Students, faculty and staff gathered in the Hughes-Trigg Commons Thursday in one of the first anti-war demonstrations on campus this year.
The ‘Peace is Patriotic’ forum also marked the first outward display of faculty opinion on the impending military actions in Iraq.
Organized by the SMU Coalition for Peace, the forum featured a panel of three history professors moderated by Director of Medieval Studies Bonnie Wheeler.
Clements Department of History Professor Jim Hopkins spoke first, saying the faculty at SMU had an “intellectual and moral obligation” to “see things as they are” in light of the past, particularly Vietnam, and to pass those observations on to students.
“We do not believe the [U.S.] administration has made a case for war,” he said.

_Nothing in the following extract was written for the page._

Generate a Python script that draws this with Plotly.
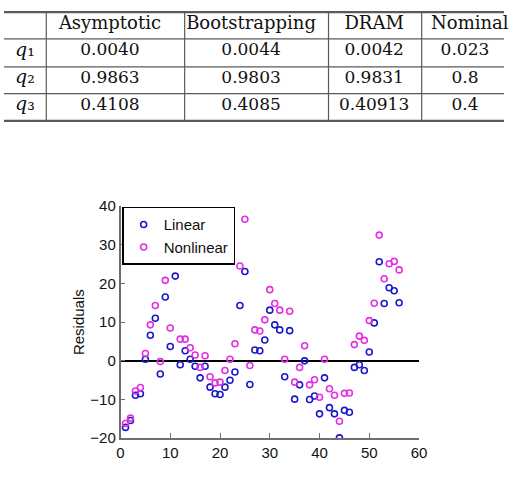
import plotly.graph_objects as go

# ---------------- data ----------------
col_headers = ["Asymptotic", "Bootstrapping", "DRAM", "Nominal"]
row_labels = ["<i>q</i>₁", "<i>q</i>₂", "<i>q</i>₃"]
asymptotic = ["0.0040", "0.9863", "0.4108"]
bootstrapping = ["0.0044", "0.9803", "0.4085"]
dram = ["0.0042", "0.9831", "0.40913"]
nominal = ["0.023", "0.8", "0.4"]

obs = [1, 2, 3, 4, 5, 6, 7, 8, 9, 10, 11, 12, 13, 14, 15, 16, 17, 18, 19, 20,
       21, 22, 23, 24, 25, 26, 27, 28, 29, 30, 31, 32, 33, 34, 35, 36, 37, 38, 39, 40,
       41, 42, 43, 44, 45, 46, 47, 48, 49, 50, 51, 52, 53, 54, 55, 56]
linear = [-17.2, -15.4, -8.9, -8.5, 0.4, 6.6, 11.0, -3.4, 16.5, 3.7,
          21.9, -1.0, 2.6, 0.4, -1.4, -4.4, -1.4, -6.8, -8.5, -8.7,
          -6.8, -5.0, -2.9, 14.3, 23.1, -6.1, 2.8, 2.6, 5.4, 13.1,
          9.3, 8.0, -4.1, 7.8, -9.9, -6.2, 0.0, -10.0, -9.1, -13.7,
          -4.4, -12.1, -13.7, -19.9, -12.8, -13.3, -1.7, -1.0, -2.5, 2.3,
          9.8, 25.6, 14.8, 18.9, 18.1, 15.0]
nonlinear = [-16.2, -14.8, -7.8, -6.9, 1.9, 9.3, 14.3, -0.2, 20.8, 8.5,
             26.9, 5.6, 5.6, 3.4, 1.5, -1.7, 1.3, -4.1, -5.7, -5.5,
             -2.5, 0.4, 4.4, 24.5, 36.6, -1.2, 8.0, 7.7, 10.6, 18.4,
             14.8, 13.1, 0.4, 12.8, -5.5, -1.7, 3.9, -6.2, -4.9, -9.4,
             0.4, -7.2, -8.9, -15.6, -8.4, -8.3, 4.2, 6.4, 5.3, 10.4,
             14.9, 32.5, 21.2, 25.1, 25.7, 23.5]

x_ticks = [0, 10, 20, 30, 40, 50, 60]
y_ticks = [-20, -10, 0, 10, 20, 30, 40]

W, H = 512, 480

fig = go.Figure()

# ---------------- scatter plot ----------------
fig.add_trace(go.Scatter(
    x=obs, y=linear, mode="markers", name="Linear",
    marker=dict(symbol="circle-open", size=6, color="#1a1acc", line=dict(width=1.6)),
    xaxis="x", yaxis="y", hoverinfo="skip"))
fig.add_trace(go.Scatter(
    x=obs, y=nonlinear, mode="markers", name="Nonlinear",
    marker=dict(symbol="circle-open", size=6, color="#e52ee5", line=dict(width=1.6)),
    xaxis="x", yaxis="y", hoverinfo="skip"))

# ---------------- table (drawn on a pixel-like helper axis) ----------------
col_x = [21.5, 108.5, 253, 379, 472]
header_x = [108.5, 253, 379, 477]
row_y = [43.5, 72, 100]
header_y = 16.5

fig.add_trace(go.Scatter(
    x=header_x, y=[header_y] * len(col_headers), text=col_headers, mode="text",
    textfont=dict(family="DejaVu Serif", size=18, color="#111"),
    xaxis="x2", yaxis="y2", showlegend=False, hoverinfo="skip", cliponaxis=False))
fig.add_trace(go.Scatter(
    x=[col_x[0]] * 3, y=row_y, text=row_labels, mode="text",
    textfont=dict(family="DejaVu Serif", size=19, color="#111"),
    xaxis="x2", yaxis="y2", showlegend=False, hoverinfo="skip", cliponaxis=False))
for cx, vals in zip(col_x[1:], [asymptotic, bootstrapping, dram, nominal]):
    fig.add_trace(go.Scatter(
        x=[cx] * 3, y=row_y, text=vals, mode="text",
        textfont=dict(family="DejaVu Serif", size=17, color="#111"),
        xaxis="x2", yaxis="y2", showlegend=False, hoverinfo="skip", cliponaxis=False))

line_col = "#5a5a5a"
hlines = [(3.3, 2.2), (31, 1.2), (60, 1.2), (87.7, 1.2), (116, 2.2)]
for yy, w in hlines:
    fig.add_shape(type="line", xref="x2", yref="y2", x0=0, x1=520, y0=yy, y1=yy,
                  line=dict(color=line_col, width=w))
for xx in [43.3, 185, 332.3, 427.7]:
    fig.add_shape(type="line", xref="x2", yref="y2", x0=xx, x1=xx, y0=3.3, y1=116,
                  line=dict(color=line_col, width=1.2))

# ---------------- layout ----------------
x0px, x1px = 119.3, 425
ytop, ybot = 204.3, 445
axis_col = "#6e6e6e"
fig.update_layout(
    width=W, height=H,
    margin=dict(l=0, r=0, t=0, b=0),
    paper_bgcolor="white", plot_bgcolor="rgba(0,0,0,0)",
    font=dict(family="Liberation Sans, Arial", size=15, color="#111"),
    xaxis=dict(domain=[x0px / W, x1px / W], range=[0, 60], tickvals=x_ticks,
               showgrid=False, zeroline=False, showline=True, linecolor=axis_col,
               linewidth=1.5, ticks="inside", ticklen=5, tickcolor=axis_col,
               tickfont=dict(size=15), anchor="y", fixedrange=True),
    yaxis=dict(domain=[(H - ybot) / H, (H - ytop) / H], range=[-20, 40], tickvals=y_ticks,
               showgrid=False, zeroline=True, zerolinecolor="black", zerolinewidth=1.5,
               showline=True, linecolor=axis_col, linewidth=1.5,
               ticks="inside", ticklen=5, tickcolor=axis_col,
               tickfont=dict(size=15), anchor="x",
               title=dict(text="Residuals", font=dict(size=15), standoff=2),
               fixedrange=True),
    xaxis2=dict(domain=[0, 1], range=[0, W], visible=False, anchor="y2", fixedrange=True),
    yaxis2=dict(domain=[1 - 120 / H, 1], range=[120, 0], visible=False, anchor="x2",
                fixedrange=True),
    legend=dict(x=121 / W, y=(H - 205) / H, xanchor="left", yanchor="top",
                bgcolor="white", bordercolor="black", borderwidth=1.5,
                font=dict(size=15, family="Liberation Sans, Arial"),
                tracegroupgap=0, itemwidth=30),
    showlegend=True,
)

fig.write_html("out.html")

Professor Michael Provence, who teaches Middle Eastern history, said President Bush is ignoring an historical ideology imbedded in the Middle East. He said there is a conflict between power regimes and Islamists throughout the Middle East–and Saddam Hussein happens to be the worst in power, Osama bin Laden the worst of the Islamists. The two are inherent enemies in the Middle East, not allies. By insisting they are the same, the Middle East will come to the conclusion that the United States wants a war not with Iraq, but with the one common denominator the two sides have: an Islamic heritage.
Professor and Advisor to the SMU chapter of Amnesty International Rick Halperin focused on the human rights violations that inevitably come with war, saying “it will be a war of the seen and the unseen.”
“No participant in this struggle will be able to claim a moral ground,” he said.
The forum ended with calls to join in a city-wide march at 1 p.m. Saturday at Our Lady of Guadalupe Church on Ross.